Delivery and Shipping Terms
(a) For shipments, Seller shall deliver Products to Buyer to the address given by the buyer . Buyer shall pay all delivery costs and charges or pay Seller’s standard shipping charges plus handling.Delivery dates provided by Seller are non-binding and time of delivery is not of the essence. Seller shall not be liable for any delays, loss or damage in transit. Delivery times are approximate and are dependent upon prompt receipt by Seller of all information necessary to proceed with the work without interruption. If Products delivered do not correspond in quantity, type or price to those itemized in the shipping invoice or documentation, Buyer shall notify Seller within ten (10) days after receipt.
(d) If any Products to be delivered under this Contract cannot be shipped to or received by Buyer when ready due to any cause attributable to Buyer, Seller may ship the Products to a storage facility, including storage at the place of manufacture or repair, or to an agreed freight forwarder.
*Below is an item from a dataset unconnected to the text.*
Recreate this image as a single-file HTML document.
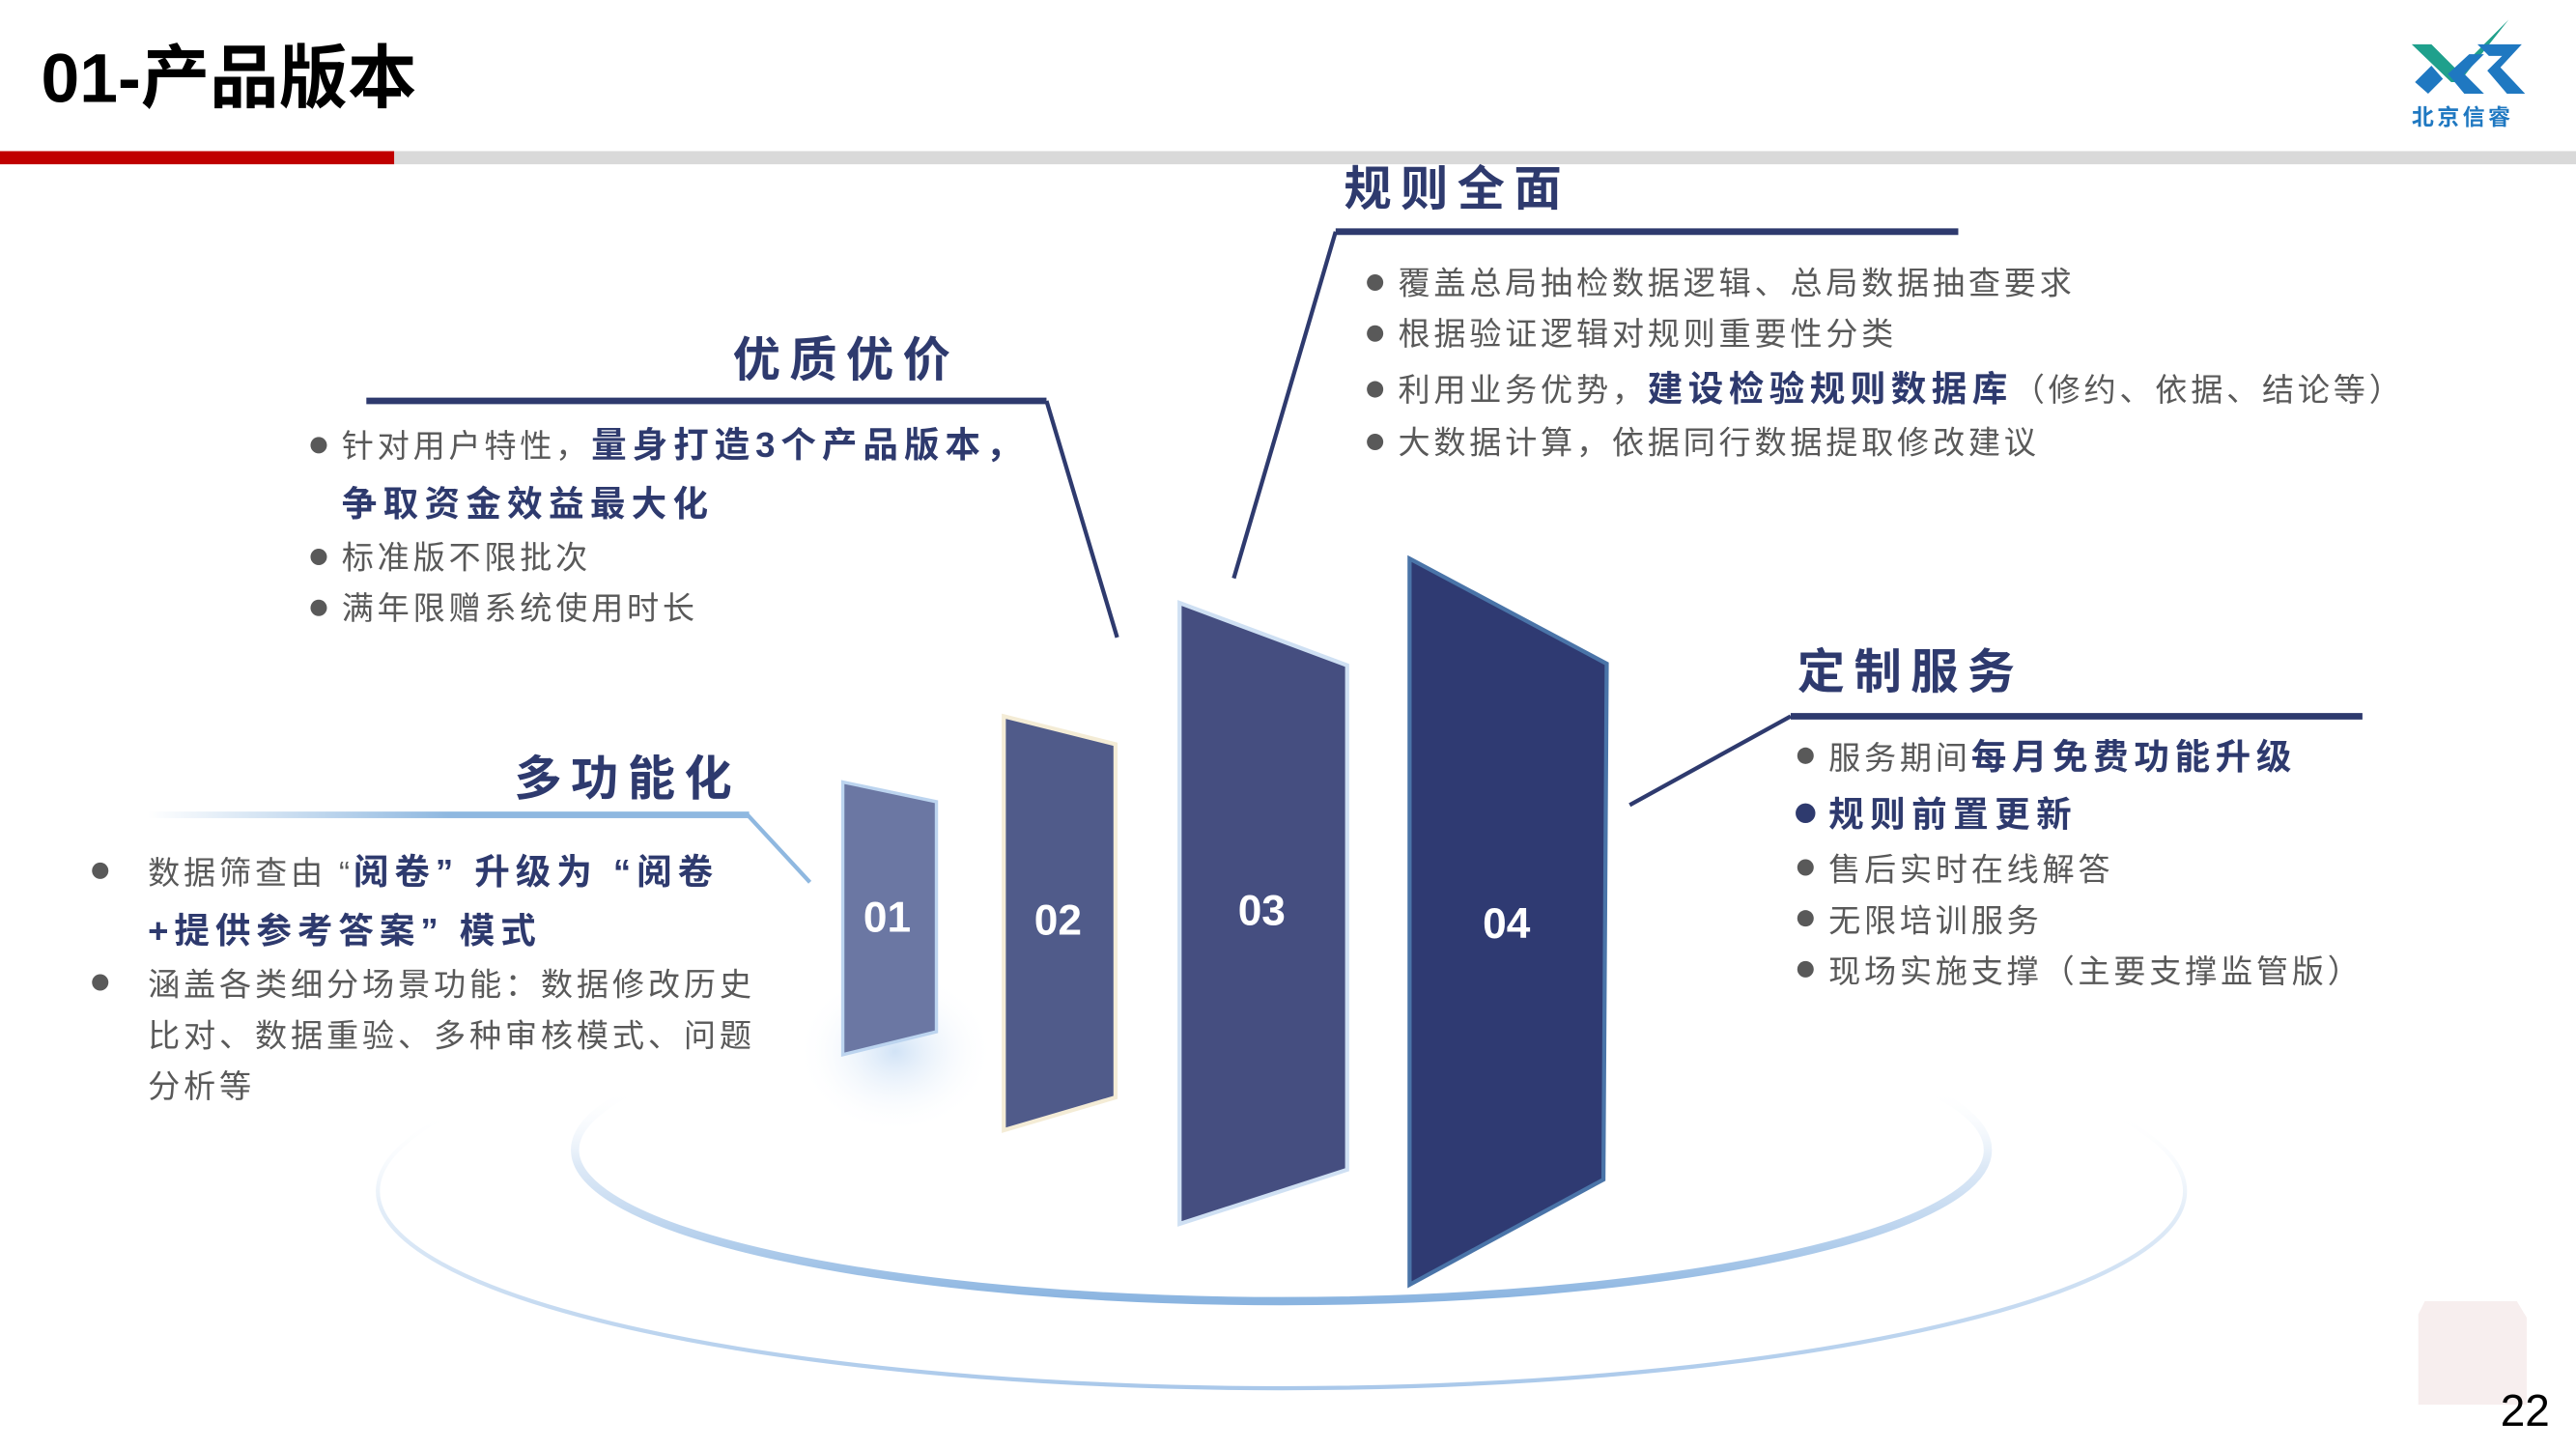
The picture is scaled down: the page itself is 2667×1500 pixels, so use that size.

If Seller places Products into storage, the following apply: (i) title and risk of loss immediately pass to Buyer, if they have not already passed, and delivery shall be deemed to have occurred; (ii) any amounts otherwise payable to Seller upon delivery or shipment shall be due; (iii) a fee of two percent (2%) of the value of the Products will be charged to Buyer; and (iv) when conditions permit and upon payment of all amounts due, Seller shall make Products and repaired equipment available to Buyer for delivery.
Title and Risk of Loss
Title and risk of loss passes to Buyer pursuant to the terms of Article 1. As collateral security for the full payment of the purchase price of the Products, Buyer hereby grants to Seller a lien on and security interest in and to all of the right, title and interest of Buyer in, to and under the Products, wherever located, and whether now existing or hereafter arising or acquired from time to time, and in all accessions thereto and replacements or modifications thereof, as well as all proceeds (including insurance proceeds) of the foregoing. Seller shall have the right to file any and all documents and take any action it deems necessary to fully establish protection of its security interest in the Products; however, the failure of Seller to file any such document shall not in any way act as a waiver of Seller’s right to such security interest.
Use of Products
Purchaser shall (a) comply with all instructions, limitations, specifications, use statements or conditions of use made available by Seller, including but not limited to product data, product information, safety data sheets, limited use information and labeling (“Use Documents”), and (b) properly test, use, manufacture and market Products and/or materials produced with Products.
Price and payment
All prices are exclusive of all sales, use, and excise taxes, duties, customs, tariffs, and any other similar taxes or charges of any kind imposed by any governmental authority or quasi-governmental authority on any amounts payable by Purchaser. Purchaser shall be responsible for all such taxes and charges
Purchaser shall not withhold payment of any amounts due and payable hereunder by reason of any set-off of any claim or dispute with Seller.
Limitation of Liability
(a) IN NO EVENT SHALL SELLER BE LIABLE TO BUYER OR ANY THIRD PARTY FOR ANY LOSS OF USE, REVENUE OR PROFIT OR DIMINUTION IN VALUE, OR FOR ANY CONSEQUENTIAL, INDIRECT, INCIDENTAL, SPECIAL, EXEMPLARY, OR PUNITIVE DAMAGES WHETHER ARISING OUT OF BREACH OF CONTRACT, TORT (INCLUDING NEGLIGENCE) OR OTHERWISE, REGARDLESS OF WHETHER SUCH DAMAGES WERE FORESEEABLE AND WHETHER OR NOT SELLER HAS BEEN ADVISED OF THE POSSIBILITY OF SUCH DAMAGES, AND NOTWITHSTANDING THE FAILURE OF ANY AGREED OR OTHER REMEDY OF ITS ESSENTIAL PURPOSE.